» **Task instructions**: Begin with the first line of the material and write out each line exactly, ending with the line that contains "counts = [25, 6, 7, 0]". Pictures are not part of the copy.

» **Data**:
•••
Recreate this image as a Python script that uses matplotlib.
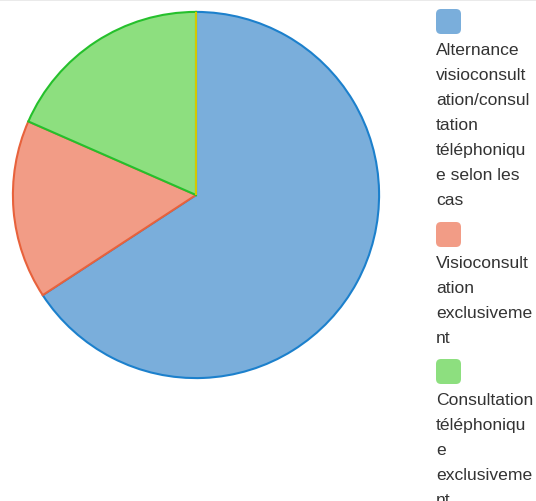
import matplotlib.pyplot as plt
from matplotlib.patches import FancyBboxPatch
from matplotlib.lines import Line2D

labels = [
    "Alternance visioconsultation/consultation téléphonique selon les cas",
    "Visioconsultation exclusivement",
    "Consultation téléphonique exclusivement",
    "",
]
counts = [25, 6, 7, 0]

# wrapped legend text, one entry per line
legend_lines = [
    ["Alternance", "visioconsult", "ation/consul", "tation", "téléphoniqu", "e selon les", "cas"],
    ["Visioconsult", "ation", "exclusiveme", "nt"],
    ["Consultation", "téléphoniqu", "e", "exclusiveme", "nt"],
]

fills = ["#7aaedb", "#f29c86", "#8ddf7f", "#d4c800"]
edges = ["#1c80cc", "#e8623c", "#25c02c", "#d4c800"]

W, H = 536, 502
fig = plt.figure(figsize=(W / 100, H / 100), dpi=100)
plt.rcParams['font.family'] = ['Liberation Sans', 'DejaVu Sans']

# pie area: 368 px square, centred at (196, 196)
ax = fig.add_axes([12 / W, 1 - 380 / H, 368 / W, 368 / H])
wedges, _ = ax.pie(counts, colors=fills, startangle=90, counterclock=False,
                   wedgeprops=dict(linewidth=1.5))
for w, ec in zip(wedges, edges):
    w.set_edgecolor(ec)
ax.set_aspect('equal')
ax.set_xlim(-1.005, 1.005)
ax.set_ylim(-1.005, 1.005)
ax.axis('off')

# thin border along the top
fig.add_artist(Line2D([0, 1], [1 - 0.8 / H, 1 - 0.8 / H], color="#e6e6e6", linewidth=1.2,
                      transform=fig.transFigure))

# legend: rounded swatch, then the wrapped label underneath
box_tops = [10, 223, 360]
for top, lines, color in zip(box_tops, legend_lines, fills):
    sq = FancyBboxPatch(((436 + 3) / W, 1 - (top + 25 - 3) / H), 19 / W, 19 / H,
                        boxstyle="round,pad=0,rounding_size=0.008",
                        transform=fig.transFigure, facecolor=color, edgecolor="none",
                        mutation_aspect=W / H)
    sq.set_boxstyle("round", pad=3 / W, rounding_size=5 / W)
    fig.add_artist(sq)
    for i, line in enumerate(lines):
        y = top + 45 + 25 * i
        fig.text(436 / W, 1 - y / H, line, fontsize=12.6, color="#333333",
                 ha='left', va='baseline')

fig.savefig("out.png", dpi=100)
•••
» **Written answer**:
Recreate this image as a Python script that uses matplotlib.
import matplotlib.pyplot as plt
from matplotlib.patches import FancyBboxPatch
from matplotlib.lines import Line2D

labels = [
    "Alternance visioconsultation/consultation téléphonique selon les cas",
    "Visioconsultation exclusivement",
    "Consultation téléphonique exclusivement",
    "",
]
counts = [25, 6, 7, 0]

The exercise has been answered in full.